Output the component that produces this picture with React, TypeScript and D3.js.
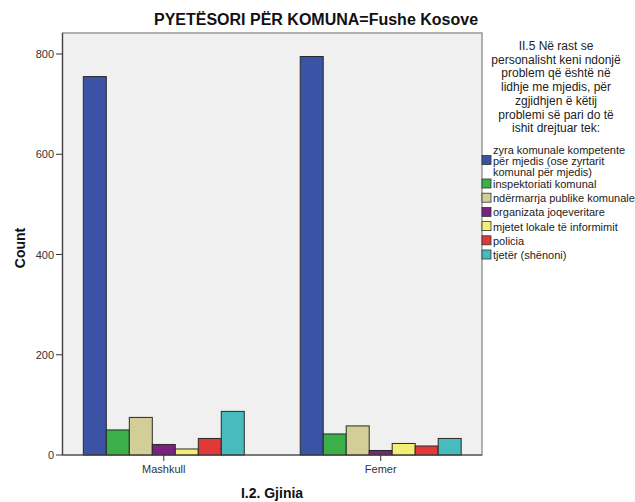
import React from "react";
import * as d3 from "d3";

const categories = ["Mashkull", "Femer"];
const seriesNames = [
  "zyra komunale kompetente për mjedis (ose zyrtarit komunal për mjedis)",
  "inspektoriati komunal",
  "ndërmarrja publike komunale",
  "organizata joqeveritare",
  "mjetet lokale të informimit",
  "policia",
  "tjetër (shënoni)",
];
const legendLines = [
  ["zyra komunale kompetente", "për mjedis (ose zyrtarit", "komunal për mjedis)"],
  ["inspektoriati komunal"],
  ["ndërmarrja publike komunale"],
  ["organizata joqeveritare"],
  ["mjetet lokale të informimit"],
  ["policia"],
  ["tjetër (shënoni)"],
];
const mashkullValues = [755, 50, 75, 21, 12, 33, 87];
const femerValues = [795, 42, 58, 9, 23, 18, 33];
const colors = ["#3a53a4", "#3aaf4a", "#d3ce97", "#7b2180", "#f3ee74", "#e23838", "#48bbbf"];
const yTicks = [0, 200, 400, 600, 800];
const legendTitle = [
  "II.5 Në rast se",
  "personalisht keni ndonjë",
  "problem që është në",
  "lidhje me mjedis, për",
  "zgjidhjen ë këtij",
  "problemi së pari do të",
  "ishit drejtuar tek:",
];

const values: Record<string, number[]> = { Mashkull: mashkullValues, Femer: femerValues };

export default function App() {
  const W = 635, H = 502;
  const left = 62.5, right = 482, top = 33, bottom = 455;
  const x0 = d3.scaleBand<string>().domain(categories).range([left, right]).paddingInner(0.258).paddingOuter(0.096);
  const x1 = d3.scaleBand<string>().domain(seriesNames).range([0, x0.bandwidth()]);
  const y = d3.scaleLinear().domain([0, 800]).range([bottom, 54]);
  const font = "'Liberation Sans', Arial, sans-serif";

  const itemY: number[] = [];
  let cy = 160.5;
  legendLines.forEach((lines, i) => {
    if (i === 0) { itemY.push(cy); cy = 184; }
    else { itemY.push(cy); cy += 14.2; }
  });

  return (
    <svg width={W} height={H} style={{ position: "absolute", left: 0, top: 0, background: "#fff" }} fontFamily={font}>
      <rect x={0} y={0} width={W} height={H} fill="#fff" />
      <text x={316} y={25} textAnchor="middle" fontSize={16} fontWeight="bold" fill="#111">PYETËSORI PËR KOMUNA=Fushe Kosove</text>
      <rect x={left} y={top} width={right - left} height={bottom - top} fill="#f0f0f0" stroke="#999" strokeWidth={1.5} />
      {categories.map((c) =>
        values[c].map((v, i) => (
          <rect key={c + i} x={(x0(c) as number) + (x1(seriesNames[i]) as number)} y={y(v)} width={x1.bandwidth()} height={bottom - y(v)} fill={colors[i]} stroke="#2a2a2a" strokeWidth={1} />
        ))
      )}
      <line x1={left} x2={left} y1={top} y2={bottom} stroke="#444" strokeWidth={1.2} />
      <line x1={left} x2={right} y1={bottom} y2={bottom} stroke="#444" strokeWidth={1.2} />
      {yTicks.map((t) => (
        <g key={t}>
          <line x1={56} x2={left} y1={y(t)} y2={y(t)} stroke="#333" />
          <text x={54} y={y(t) + 4} textAnchor="end" fontSize={11} fill="#333">{t}</text>
        </g>
      ))}
      {categories.map((c) => {
        const cx = (x0(c) as number) + x0.bandwidth() / 2;
        return (
          <g key={c}>
            <line x1={cx} x2={cx} y1={bottom} y2={bottom + 6} stroke="#333" />
            <text x={cx} y={473} textAnchor="middle" fontSize={11} fill="#333">{c}</text>
          </g>
        );
      })}
      <text x={272} y={498} textAnchor="middle" fontSize={14} fontWeight="bold" fill="#111">I.2. Gjinia</text>
      <text transform={`translate(25,248) rotate(-90)`} textAnchor="middle" fontSize={14} fontWeight="bold" fill="#111">Count</text>
      {legendTitle.map((l, i) => (
        <text key={l} x={556} y={50 + i * 13.7} textAnchor="middle" fontSize={12} fill="#222">{l}</text>
      ))}
      {legendLines.map((lines, i) => (
        <g key={i}>
          <rect x={482} y={itemY[i] - 5} width={9} height={9} fill={colors[i]} stroke="#333" strokeWidth={0.8} />
          {lines.map((ln, j) => (
            <text key={j} x={493} y={itemY[i] + 4 + (j - (lines.length - 1) / 2) * 11} fontSize={11} fill="#222">{ln}</text>
          ))}
        </g>
      ))}
    </svg>
  );
}
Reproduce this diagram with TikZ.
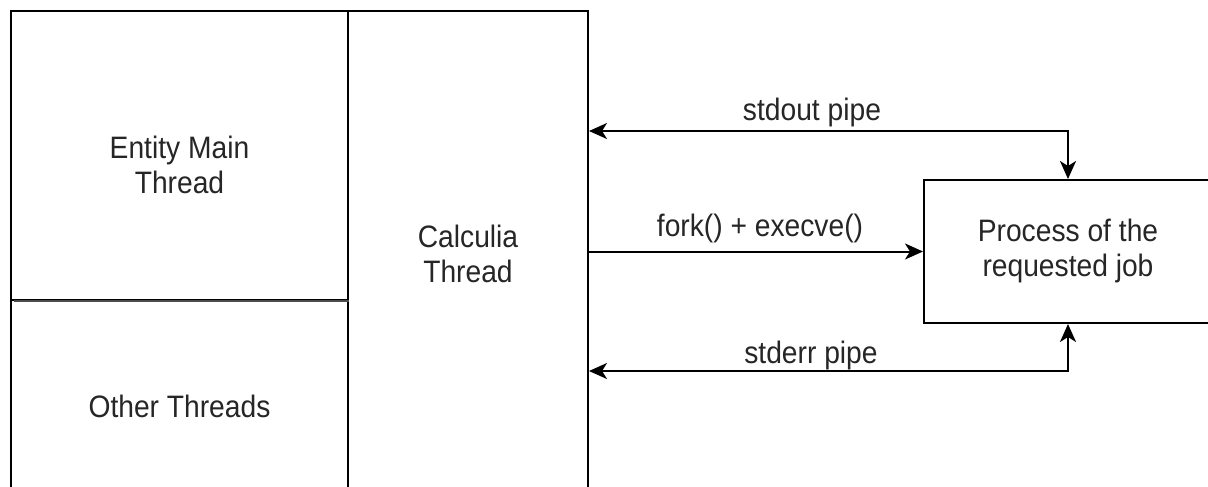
\documentclass[tikz,border=0pt]{standalone}
\usepackage{fontspec}
\setmainfont{Liberation Sans}[FakeStretch=0.91]
\usetikzlibrary{arrows.meta}
\newcommand\lblfont{\fontsize{31}{35}\selectfont}
\begin{document}
\begin{tikzpicture}[x=1pt,y=-1pt,
  frame/.style={draw=black,line width=2pt,rectangle,inner sep=0pt},
  txt/.style={inner sep=0pt,align=center,font=\lblfont,text=black!85},
  tip/.style={Stealth[length=18pt,width=16pt,inset=5pt]},
  wire/.style={line width=2pt,draw=black,arrows={Stealth[length=18pt,width=16pt,inset=5pt]-Stealth[length=18pt,width=16pt,inset=5pt]}},
  onearrow/.style={line width=2pt,draw=black,-{Stealth[length=18pt,width=16pt,inset=5pt]}},
  split/.style={line width=2.5pt,draw=black!70}]
\useasboundingbox (0,0) rectangle (1208,487);
\clip (0,0) rectangle (1208,487);
\fill[white] (0,0) rectangle (1208,487);

% thread boxes (they run on past the lower edge)
\node[frame,minimum width=337pt,minimum height=289pt] (main) at (179.5,155.5) {};
\node[frame,minimum width=337pt,minimum height=250pt] (other) at (179.5,425) {};
\node[frame,minimum width=240pt,minimum height=540pt] (calc) at (468,281) {};
% process box (runs on past the right edge)
\node[frame,minimum width=288pt,minimum height=143pt] (proc) at (1068,251.5) {};
% divider between the two left boxes
\draw[split] ([xshift=4pt]main.south west) -- (main.south east);

% box texts
\node[txt] (mainlbl) at (179.5,165) {Entity Main\\Thread};
\node[txt] (otherlbl) at (179.5,406) {Other Threads};
\node[txt] (calclbl) at (468,254) {Calculia\\Thread};
\node[txt] (proclbl) at (1068,250.5) {Process of the\\requested job};

% pipe levels
\coordinate (outlvl) at (0,131);
\coordinate (errlvl) at (0,371);

% connectors
\draw[wire] (calc.east |- outlvl) -| (proc.north);
\draw[onearrow] (calc.east |- proc.west) -- (proc.west);
\draw[wire] (calc.east |- errlvl) -| (proc.south);

% connector labels
\node[txt,anchor=base] (outlbl) at (812,120) {stdout pipe};
\node[txt,anchor=base] (forklbl) at (760,236) {fork() + execve()};
\node[txt,anchor=base] (errlbl) at (811,363) {stderr pipe};
\end{tikzpicture}
\end{document}
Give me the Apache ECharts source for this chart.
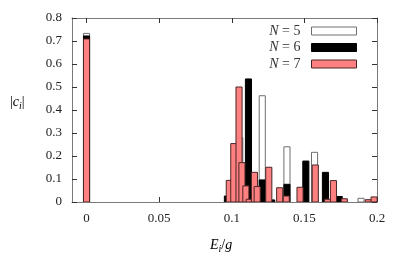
<!DOCTYPE html>
<html>
<head>
<meta charset="utf-8">
<script src="https://cdn.jsdelivr.net/npm/echarts@6/dist/echarts.min.js"></script>
<style>html,body{margin:0;padding:0;background:#fff}#c{width:399px;height:260px}</style>
</head>
<body>
<div id="c"></div>
<script>
// Data (energy E_i/g, weight |c_i|)
const seriesNames = ['N = 5', 'N = 6', 'N = 7'];
const energiesN5 = [0, 0.1055, 0.121, 0.138, 0.157, 0.189];
const valuesN5   = [0.733, 0.28, 0.462, 0.24, 0.216, 0.016];
const energiesN6 = [0, 0.097, 0.1115, 0.121, 0.1275, 0.138, 0.151, 0.1645, 0.174];
const valuesN6   = [0.722, 0.026, 0.535, 0.096, 0.009, 0.077, 0.178, 0.129, 0.024];
const energiesN7 = [0, 0.0983, 0.1014, 0.105, 0.107, 0.1097, 0.112, 0.1156, 0.1175, 0.1255, 0.133, 0.1375, 0.147, 0.1575, 0.166, 0.170, 0.1775, 0.194, 0.198];
const valuesN7   = [0.709, 0.094, 0.254, 0.50, 0.171, 0.07, 0.012, 0.129, 0.067, 0.151, 0.062, 0.026, 0.064, 0.161, 0.012, 0.093, 0.014, 0.01, 0.022];
const xTicks = [0, 0.05, 0.1, 0.15, 0.2];
const boxWidth = 0.0042;

const FONT = 'Liberation Serif';
const chart = echarts.init(document.getElementById('c'), null, {renderer: 'canvas'});

function pairs(xs, ys) { return xs.map((x, i) => [x, ys[i]]); }

function renderBox(params, api) {
  const x = api.value(0), y = api.value(1);
  const p0 = api.coord([x - boxWidth / 2, y]);
  const p1 = api.coord([x + boxWidth / 2, 0]);
  return {
    type: 'rect',
    shape: {x: p0[0], y: p0[1], width: p1[0] - p0[0], height: p1[1] - p0[1]},
    style: api.style()
  };
}

const styles = [
  {color: '#ffffff', borderColor: '#6e6e6e', borderWidth: 1},
  {color: '#000000', borderColor: '#000000', borderWidth: 1},
  {color: '#ff8080', borderColor: '#4a2424', borderWidth: 1}
];
const datasets = [pairs(energiesN5, valuesN5), pairs(energiesN6, valuesN6), pairs(energiesN7, valuesN7)];

const frame = {show: true, onZero: false, lineStyle: {color: '#7a7a7a', width: 1}};
const tick = {show: true, inside: true, length: 5, lineStyle: {color: '#333', width: 1}};

chart.setOption({
  animation: false,
  backgroundColor: '#fff',
  grid: {left: 72, right: 22, top: 18, bottom: 58},
  legend: {
    orient: 'vertical', right: 42, top: 23, padding: 0,
    align: 'right', itemWidth: 45, itemHeight: 8, itemGap: 0.5,
    icon: 'rect',
    itemStyle: {borderWidth: 1},
    selectedMode: false,
    data: seriesNames.map(n => ({name: n, icon: 'rect'})),
    formatter: function (name) { return '{i|N}{t| = ' + name.split('= ')[1] + '}'; },
    textStyle: {
      fontFamily: FONT, fontSize: 13, color: '#333', lineHeight: 16, padding: [0, 6, 0, 0],
      rich: {
        i: {fontFamily: FONT, fontSize: 14, fontStyle: 'italic', color: '#333'},
        t: {fontFamily: FONT, fontSize: 14, color: '#333'}
      }
    }
  },
  xAxis: [{
    type: 'value', min: -0.01, max: 0.2, position: 'bottom',
    axisLine: frame, splitLine: {show: false},
    axisTick: Object.assign({}, tick, {customValues: xTicks}),
    axisLabel: {customValues: xTicks, margin: 10, fontFamily: FONT, fontSize: 13, color: '#222'}
  }, {
    type: 'value', min: -0.01, max: 0.2, position: 'top',
    axisLine: frame, splitLine: {show: false},
    axisTick: Object.assign({}, tick, {customValues: xTicks}),
    axisLabel: {show: false}
  }],
  yAxis: [{
    type: 'value', min: 0, max: 0.8, interval: 0.1, position: 'left',
    axisLine: frame, splitLine: {show: false}, axisTick: tick,
    axisLabel: {margin: 10, fontFamily: FONT, fontSize: 13, color: '#222'}
  }, {
    type: 'value', min: 0, max: 0.8, interval: 0.1, position: 'right',
    axisLine: frame, splitLine: {show: false}, axisTick: tick,
    axisLabel: {show: false}
  }],
  graphic: [{
    type: 'text', left: 10, top: 95,
    style: {
      text: '{n||}{i|c}{s|i}{n||}',
      rich: {
        n: {fontFamily: FONT, fontSize: 14, color: '#333'},
        i: {fontFamily: FONT, fontSize: 14, fontStyle: 'italic', color: '#333'},
        s: {fontFamily: FONT, fontSize: 10, fontStyle: 'italic', color: '#333', padding: [8, 0, 0, 0]}
      }
    }
  }, {
    type: 'text', left: 210, top: 238,
    style: {
      text: '{i|E}{s|i}{n|/}{i|g}',
      rich: {
        n: {fontFamily: FONT, fontSize: 14, color: '#333'},
        i: {fontFamily: FONT, fontSize: 14, fontStyle: 'italic', color: '#333'},
        s: {fontFamily: FONT, fontSize: 10, fontStyle: 'italic', color: '#333', padding: [8, 0, 0, 0]}
      }
    }
  }],
  series: seriesNames.map((name, k) => ({
    name: name,
    type: 'custom',
    xAxisIndex: 0, yAxisIndex: 0,
    clip: true,
    renderItem: renderBox,
    itemStyle: styles[k],
    encode: {x: 0, y: 1},
    data: datasets[k]
  }))
});
</script>
</body>
</html>
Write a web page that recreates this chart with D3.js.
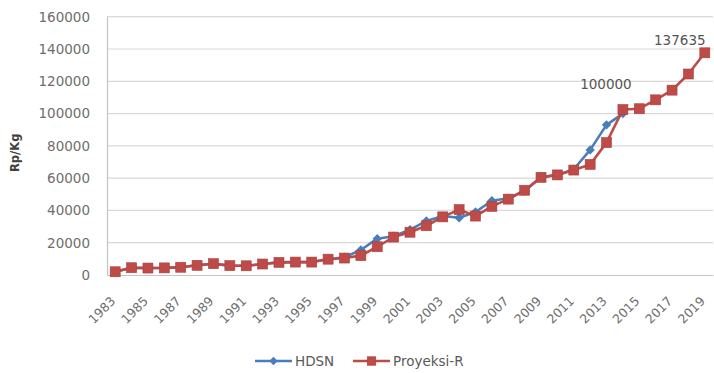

## Challenge
Could the lines from the top of the material through the line with "import * as" be repeated exactly, pictures left out?

## Final result
Output the component that produces this picture with React, TypeScript and D3.js.
import React from "react";
import * as d3 from "d3";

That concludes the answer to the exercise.